= What you need to do =
Copy out each line of the data holding "matplotlib".

= Supplied information =
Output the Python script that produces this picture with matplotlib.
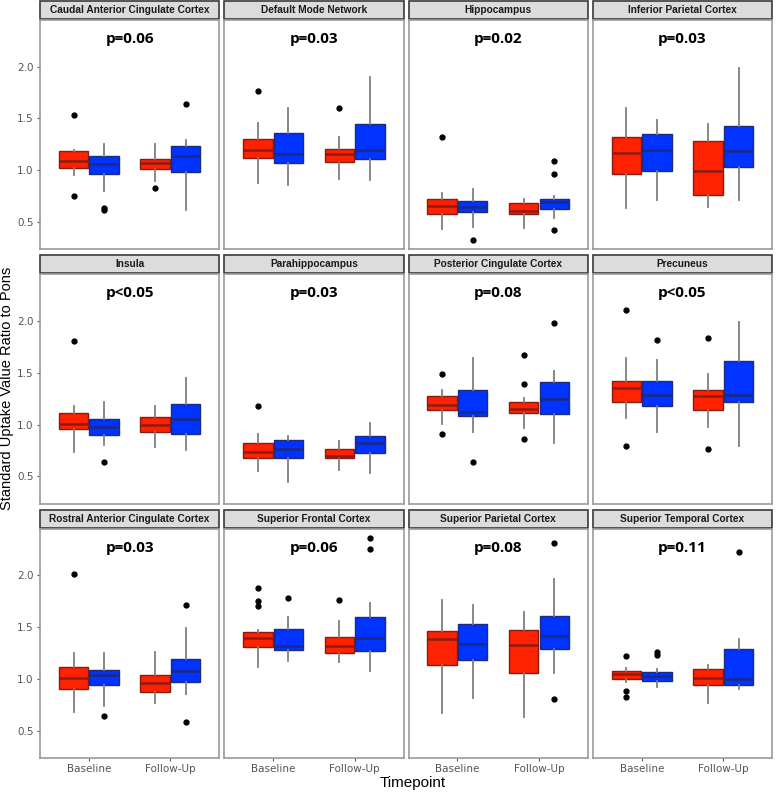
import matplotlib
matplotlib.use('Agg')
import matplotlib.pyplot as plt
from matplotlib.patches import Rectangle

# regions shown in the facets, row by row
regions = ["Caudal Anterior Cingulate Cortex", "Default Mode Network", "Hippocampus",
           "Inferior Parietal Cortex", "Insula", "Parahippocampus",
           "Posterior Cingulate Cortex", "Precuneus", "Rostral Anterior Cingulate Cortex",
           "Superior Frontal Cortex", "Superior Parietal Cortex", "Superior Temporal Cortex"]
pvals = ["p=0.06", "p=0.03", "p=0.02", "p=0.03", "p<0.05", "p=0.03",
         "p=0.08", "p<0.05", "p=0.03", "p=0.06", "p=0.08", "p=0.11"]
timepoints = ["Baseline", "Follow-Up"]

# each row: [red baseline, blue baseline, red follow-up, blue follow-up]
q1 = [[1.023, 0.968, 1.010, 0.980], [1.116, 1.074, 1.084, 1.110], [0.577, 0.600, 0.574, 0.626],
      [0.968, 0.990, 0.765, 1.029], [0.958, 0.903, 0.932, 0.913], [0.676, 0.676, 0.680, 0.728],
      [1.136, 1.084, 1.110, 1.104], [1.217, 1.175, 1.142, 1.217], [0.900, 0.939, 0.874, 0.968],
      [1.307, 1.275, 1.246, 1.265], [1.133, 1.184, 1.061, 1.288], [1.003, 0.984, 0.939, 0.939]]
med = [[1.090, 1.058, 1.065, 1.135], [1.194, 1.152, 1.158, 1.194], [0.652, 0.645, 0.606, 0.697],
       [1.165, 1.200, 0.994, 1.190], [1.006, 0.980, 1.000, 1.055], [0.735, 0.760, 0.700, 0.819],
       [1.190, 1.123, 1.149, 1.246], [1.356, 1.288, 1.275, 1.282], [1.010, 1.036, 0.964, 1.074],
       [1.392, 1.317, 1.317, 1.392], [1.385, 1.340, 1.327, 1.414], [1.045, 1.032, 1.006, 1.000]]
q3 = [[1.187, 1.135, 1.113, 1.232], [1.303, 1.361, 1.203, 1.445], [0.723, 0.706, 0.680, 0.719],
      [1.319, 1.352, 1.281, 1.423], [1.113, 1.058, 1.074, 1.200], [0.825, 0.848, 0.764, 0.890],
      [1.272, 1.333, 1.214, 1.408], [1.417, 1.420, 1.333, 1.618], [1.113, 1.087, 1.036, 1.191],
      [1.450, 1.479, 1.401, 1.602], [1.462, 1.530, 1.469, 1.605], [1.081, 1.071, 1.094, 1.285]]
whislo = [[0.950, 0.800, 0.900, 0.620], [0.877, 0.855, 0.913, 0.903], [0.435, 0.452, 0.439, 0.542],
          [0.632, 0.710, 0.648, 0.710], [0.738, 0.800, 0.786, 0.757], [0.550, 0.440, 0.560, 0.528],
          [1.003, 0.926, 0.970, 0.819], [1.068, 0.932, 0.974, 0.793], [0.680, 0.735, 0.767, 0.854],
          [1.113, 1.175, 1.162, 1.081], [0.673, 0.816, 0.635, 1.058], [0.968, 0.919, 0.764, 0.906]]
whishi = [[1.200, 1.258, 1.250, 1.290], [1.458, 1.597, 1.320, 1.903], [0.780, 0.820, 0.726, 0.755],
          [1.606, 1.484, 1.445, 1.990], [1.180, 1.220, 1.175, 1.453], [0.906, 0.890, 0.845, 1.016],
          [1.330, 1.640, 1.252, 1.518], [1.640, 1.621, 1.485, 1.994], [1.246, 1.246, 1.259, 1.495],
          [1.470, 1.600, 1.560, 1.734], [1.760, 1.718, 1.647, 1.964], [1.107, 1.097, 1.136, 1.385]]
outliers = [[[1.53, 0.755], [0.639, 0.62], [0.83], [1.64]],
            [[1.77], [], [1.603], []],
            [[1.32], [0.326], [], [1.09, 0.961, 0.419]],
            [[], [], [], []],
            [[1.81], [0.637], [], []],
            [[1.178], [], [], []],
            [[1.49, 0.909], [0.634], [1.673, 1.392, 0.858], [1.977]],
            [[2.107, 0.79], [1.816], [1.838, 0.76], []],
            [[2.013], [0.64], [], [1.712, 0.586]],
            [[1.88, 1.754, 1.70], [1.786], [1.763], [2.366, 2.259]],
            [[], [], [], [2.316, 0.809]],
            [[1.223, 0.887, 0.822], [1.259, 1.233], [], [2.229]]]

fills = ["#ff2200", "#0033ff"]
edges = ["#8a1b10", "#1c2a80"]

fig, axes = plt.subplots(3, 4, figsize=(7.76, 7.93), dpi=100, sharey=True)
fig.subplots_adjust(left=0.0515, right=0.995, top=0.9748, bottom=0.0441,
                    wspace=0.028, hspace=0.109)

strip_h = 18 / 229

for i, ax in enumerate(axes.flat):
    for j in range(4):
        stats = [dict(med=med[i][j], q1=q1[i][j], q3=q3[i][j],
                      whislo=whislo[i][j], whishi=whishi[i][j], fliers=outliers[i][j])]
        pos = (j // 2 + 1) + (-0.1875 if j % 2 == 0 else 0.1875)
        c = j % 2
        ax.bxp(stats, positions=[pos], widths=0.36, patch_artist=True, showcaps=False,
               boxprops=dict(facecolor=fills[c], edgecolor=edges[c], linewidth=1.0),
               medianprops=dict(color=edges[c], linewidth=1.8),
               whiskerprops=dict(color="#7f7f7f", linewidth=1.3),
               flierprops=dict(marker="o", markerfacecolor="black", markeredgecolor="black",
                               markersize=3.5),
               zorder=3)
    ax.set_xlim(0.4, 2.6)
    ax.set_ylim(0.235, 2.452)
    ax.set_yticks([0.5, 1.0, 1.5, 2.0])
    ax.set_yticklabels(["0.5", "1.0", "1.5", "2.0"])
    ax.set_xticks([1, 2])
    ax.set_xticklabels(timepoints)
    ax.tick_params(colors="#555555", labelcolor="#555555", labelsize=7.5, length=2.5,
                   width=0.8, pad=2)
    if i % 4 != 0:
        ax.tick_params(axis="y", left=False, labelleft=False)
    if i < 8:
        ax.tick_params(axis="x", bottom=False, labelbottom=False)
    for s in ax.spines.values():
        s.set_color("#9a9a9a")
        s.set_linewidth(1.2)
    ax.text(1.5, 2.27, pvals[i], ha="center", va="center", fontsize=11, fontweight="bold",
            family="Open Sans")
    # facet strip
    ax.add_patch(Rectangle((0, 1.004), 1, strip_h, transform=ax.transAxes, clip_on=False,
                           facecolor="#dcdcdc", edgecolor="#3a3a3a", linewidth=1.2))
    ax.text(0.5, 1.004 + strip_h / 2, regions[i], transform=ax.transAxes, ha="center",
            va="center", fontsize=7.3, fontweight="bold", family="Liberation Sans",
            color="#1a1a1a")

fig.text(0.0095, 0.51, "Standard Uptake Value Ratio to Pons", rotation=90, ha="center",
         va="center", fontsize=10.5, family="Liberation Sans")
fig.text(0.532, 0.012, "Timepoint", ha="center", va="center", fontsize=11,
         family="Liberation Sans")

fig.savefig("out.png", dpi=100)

= Finished exercise =
Output the Python script that produces this picture with matplotlib.
import matplotlib
matplotlib.use('Agg')
import matplotlib.pyplot as plt
from matplotlib.patches import Rectangle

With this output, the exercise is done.